• **SHORT PROBLEM**:
Starting with the first line of the data below, copy each line up to and including the one containing "3.5, 3.75, 4.0]". Pictures stay out.

==== RECORDS SUPPLIED

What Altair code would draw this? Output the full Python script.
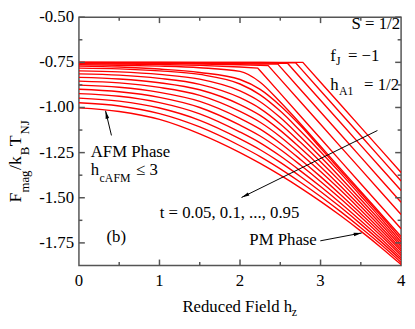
import altair as alt
import pandas as pd

# ---------------- data ----------------
T_VALUES = [0.05, 0.10, 0.15, 0.20, 0.25, 0.30, 0.35, 0.40, 0.45, 0.50,
            0.55, 0.60, 0.65, 0.70, 0.75, 0.80, 0.85, 0.90, 0.95]
H_GRID = [0.0, 0.5, 1.0, 1.5, 2.0, 2.25, 2.5, 2.75, 3.0, 3.25, 3.5, 3.75, 4.0]

F_005 = [-0.750, -0.750, -0.750, -0.750, -0.750, -0.750, -0.750, -0.750, -0.860, -0.985, -1.110, -1.235, -1.360]
F_010 = [-0.750, -0.750, -0.750, -0.750, -0.751, -0.751, -0.752, -0.782, -0.907, -1.032, -1.157, -1.282, -1.407]
F_015 = [-0.750, -0.750, -0.751, -0.752, -0.753, -0.754, -0.755, -0.835, -0.960, -1.085, -1.210, -1.335, -1.460]
F_020 = [-0.751, -0.752, -0.753, -0.755, -0.757, -0.759, -0.775, -0.900, -1.025, -1.150, -1.275, -1.400, -1.525]
F_025 = [-0.753, -0.754, -0.756, -0.759, -0.763, -0.766, -0.843, -0.968, -1.093, -1.218, -1.343, -1.468, -1.593]
F_030 = [-0.757, -0.759, -0.762, -0.767, -0.776, -0.797, -0.922, -1.047, -1.172, -1.297, -1.422, -1.547, -1.672]
F_035 = [-0.763, -0.766, -0.771, -0.780, -0.800, -0.860, -0.970, -1.090, -1.215, -1.340, -1.465, -1.590, -1.715]
F_040 = [-0.771, -0.776, -0.787, -0.806, -0.845, -0.900, -0.990, -1.100, -1.225, -1.350, -1.475, -1.600, -1.730]
F_045 = [-0.782, -0.786, -0.797, -0.817, -0.870, -0.930, -1.020, -1.130, -1.245, -1.365, -1.490, -1.615, -1.745]
F_050 = [-0.797, -0.803, -0.817, -0.843, -0.908, -0.968, -1.056, -1.162, -1.273, -1.389, -1.510, -1.631, -1.758]
F_055 = [-0.814, -0.821, -0.839, -0.872, -0.946, -1.006, -1.091, -1.193, -1.300, -1.412, -1.529, -1.647, -1.770]
F_060 = [-0.833, -0.842, -0.863, -0.902, -0.984, -1.044, -1.127, -1.225, -1.328, -1.436, -1.549, -1.663, -1.783]
F_065 = [-0.854, -0.864, -0.889, -0.933, -1.022, -1.082, -1.162, -1.256, -1.355, -1.459, -1.568, -1.679, -1.795]
F_070 = [-0.876, -0.888, -0.916, -0.966, -1.060, -1.120, -1.198, -1.288, -1.383, -1.483, -1.588, -1.695, -1.808]
F_075 = [-0.899, -0.913, -0.944, -1.000, -1.098, -1.158, -1.233, -1.319, -1.410, -1.506, -1.607, -1.711, -1.820]
F_080 = [-0.923, -0.938, -0.973, -1.035, -1.136, -1.196, -1.269, -1.351, -1.438, -1.530, -1.627, -1.727, -1.833]
F_085 = [-0.948, -0.965, -1.003, -1.071, -1.174, -1.234, -1.304, -1.382, -1.465, -1.553, -1.646, -1.743, -1.845]
F_090 = [-0.974, -0.992, -1.034, -1.108, -1.212, -1.272, -1.340, -1.414, -1.493, -1.577, -1.666, -1.759, -1.858]
F_095 = [-1.002, -1.022, -1.066, -1.146, -1.250, -1.310, -1.375, -1.445, -1.520, -1.600, -1.685, -1.775, -1.870]

# sharp first-order kinks of the low-temperature curves
KINK_T = [0.05, 0.10, 0.15, 0.20, 0.25, 0.30]
KINK_H = [2.78, 2.69, 2.59, 2.47, 2.35, 2.22]
KINK_F = [-0.750, -0.752, -0.755, -0.760, -0.768, -0.782]

X_MAJOR = [0, 1, 2, 3, 4]
X_LABELS = ["0", "1", "2", "3", "4"]
X_MINOR = [0.5, 1.5, 2.5, 3.5]
Y_MAJOR = [-1.75, -1.50, -1.25, -1.00, -0.75, -0.50]
Y_LABELS = ["-1.75", "-1.50", "-1.25", "-1.00", "-0.75", "-0.50"]
Y_MINOR = [-1.625, -1.375, -1.125, -0.875, -0.625]

CURVES = [F_005, F_010, F_015, F_020, F_025, F_030, F_035, F_040, F_045, F_050,
          F_055, F_060, F_065, F_070, F_075, F_080, F_085, F_090, F_095]

# ---------------- build tables ----------------
kinks = {round(t, 2): (h, f) for t, h, f in zip(KINK_T, KINK_H, KINK_F)}
rows_lin, rows_smooth = [], []
for t, fv in zip(T_VALUES, CURVES):
    key = round(t, 2)
    pts = list(zip(H_GRID, fv))
    if key in kinks:
        pts.append(kinks[key])
        pts.sort()
        rows_lin += [{"t": key, "h": h, "F": f} for h, f in pts]
    else:
        rows_smooth += [{"t": key, "h": h, "F": f} for h, f in pts]
df_lin = pd.DataFrame(rows_lin)
df_smooth = pd.DataFrame(rows_smooth)

W, H = 327, 252
FONT = "Liberation Serif, Times New Roman, DejaVu Serif, serif"
FRAME = "#555555"
RED = "#ff0000"

xscale = alt.Scale(domain=[0, 4], nice=False, zero=False)
yscale = alt.Scale(domain=[-1.875, -0.5], nice=False, zero=False)

lines_lin = alt.Chart(df_lin).mark_line(color=RED, strokeWidth=1.4, interpolate="linear", clip=True).encode(
    x=alt.X("h:Q", scale=xscale, axis=None),
    y=alt.Y("F:Q", scale=yscale, axis=None),
    detail="t:N",
)
lines_smooth = alt.Chart(df_smooth).mark_line(color=RED, strokeWidth=1.4, interpolate="monotone", clip=True).encode(
    x=alt.X("h:Q", scale=xscale, axis=None),
    y=alt.Y("F:Q", scale=yscale, axis=None),
    detail="t:N",
)

# ---------------- tick labels ----------------
ylab = alt.Chart(pd.DataFrame({"v": Y_MAJOR, "s": Y_LABELS})).mark_text(
    font=FONT, fontSize=17, color="black", align="right", baseline="middle").encode(
    y=alt.Y("v:Q", scale=yscale, axis=None), x=alt.value(-5), text="s:N")
xlab = alt.Chart(pd.DataFrame({"v": X_MAJOR, "s": X_LABELS})).mark_text(
    font=FONT, fontSize=17, color="black", align="center", baseline="alphabetic").encode(
    x=alt.X("v:Q", scale=xscale, axis=None), y=alt.value(H + 21), text="s:N")

# ---------------- inward ticks on all four sides ----------------
def yticks(vals, length):
    d = pd.DataFrame({"v": vals})
    left = alt.Chart(d).mark_rule(color=FRAME, strokeWidth=1.5).encode(
        y=alt.Y("v:Q", scale=yscale, axis=None), x=alt.value(0), x2=alt.value(length))
    right = alt.Chart(d).mark_rule(color=FRAME, strokeWidth=1.5).encode(
        y=alt.Y("v:Q", scale=yscale, axis=None), x=alt.value(W - length), x2=alt.value(W))
    return [left, right]

def xticks(vals, length):
    d = pd.DataFrame({"v": vals})
    bottom = alt.Chart(d).mark_rule(color=FRAME, strokeWidth=1.5).encode(
        x=alt.X("v:Q", scale=xscale, axis=None), y=alt.value(H), y2=alt.value(H - length))
    top = alt.Chart(d).mark_rule(color=FRAME, strokeWidth=1.5).encode(
        x=alt.X("v:Q", scale=xscale, axis=None), y=alt.value(0), y2=alt.value(length))
    return [bottom, top]

tick_layers = yticks(Y_MAJOR, 6) + yticks(Y_MINOR, 3.5) + xticks(X_MAJOR[1:-1], 6) + xticks(X_MINOR, 3.5)

# ---------------- text ----------------
one = pd.DataFrame({"a": [0]})

def txt(s, x, y, size=17, align="left", angle=0):
    return alt.Chart(one).mark_text(font=FONT, fontSize=size, color="black", align=align,
                                    baseline="alphabetic", angle=angle).encode(
        x=alt.value(x), y=alt.value(y), text=alt.value(s))

texts = [
    txt("S = 1/2", 326, 12, align="right"),
    txt("f", 255, 44), txt("J", 261, 49, size=12), txt("= \u22121", 305, 44, align="right"),
    txt("h", 255, 74), txt("A1", 264, 79, size=12), txt("= 1/2", 325, 74, align="right"),
    txt("AFM Phase", 12, 142),
    txt("h", 12, 160), txt("cAFM", 21, 167, size=12), txt("\u2264 3", 58, 160),
    txt("(b)", 28, 228),
    txt("t = 0.05, 0.1, ..., 0.95", 82, 204),
    txt("PM Phase", 173, 231),
    # x title
    txt("Reduced Field h", 105, 299), txt("z", 216, 303, size=12),
    # y title (rotated)
    txt("F", -59, 188, size=18, angle=270), txt("mag", -51, 178, size=13, angle=270),
    txt("/k", -59, 155, size=18, angle=270), txt("B", -51, 140, size=13, angle=270),
    txt("T", -59, 131, size=18, angle=270), txt("NJ", -51, 119, size=13, angle=270),
]

# ---------------- arrows ----------------
ARROW_PATH = "M0,0L0.38,1.7L-0.38,1.7Z"

def arrow(x1, y1, x2, y2, ang):
    shaft = alt.Chart(one).mark_rule(color="black", strokeWidth=1).encode(
        x=alt.value(x1), y=alt.value(y1), x2=alt.value(x2), y2=alt.value(y2))
    head = alt.Chart(one).mark_point(shape=ARROW_PATH, filled=True, color="black", size=90,
                                     angle=ang, opacity=1).encode(
        x=alt.value(x2), y=alt.value(y2))
    return [shaft, head]

arrows = arrow(33, 120, 27, 95, 346.5) + arrow(303, 115, 165, 183, 243.8) + arrow(245, 227, 287, 219, 79.2)

chart = alt.layer(lines_lin, lines_smooth, *tick_layers, ylab, xlab, *arrows, *texts).properties(
    width=W, height=H,
    autosize=alt.AutoSizeParams(type="none"),
    padding={"left": 72, "top": 7, "right": 6, "bottom": 52},
).configure_view(stroke=FRAME, strokeWidth=1.5)

chart.save("out.html", embed_options={"renderer": "svg", "actions": False})
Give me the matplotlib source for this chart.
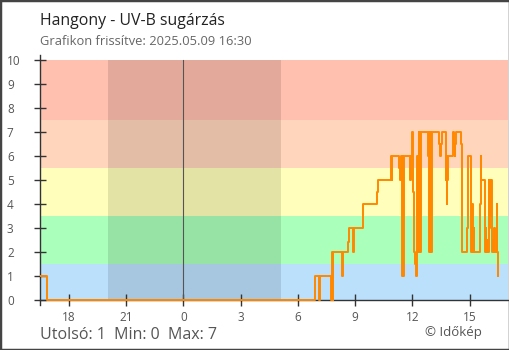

========

• **THE REPLY**:
What Altair code would draw this? Output the full Python script.
import altair as alt
import pandas as pd

# ---------------- data ----------------
T_VALUES = [0.05, 0.10, 0.15, 0.20, 0.25, 0.30, 0.35, 0.40, 0.45, 0.50,
            0.55, 0.60, 0.65, 0.70, 0.75, 0.80, 0.85, 0.90, 0.95]
H_GRID = [0.0, 0.5, 1.0, 1.5, 2.0, 2.25, 2.5, 2.75, 3.0, 3.25, 3.5, 3.75, 4.0]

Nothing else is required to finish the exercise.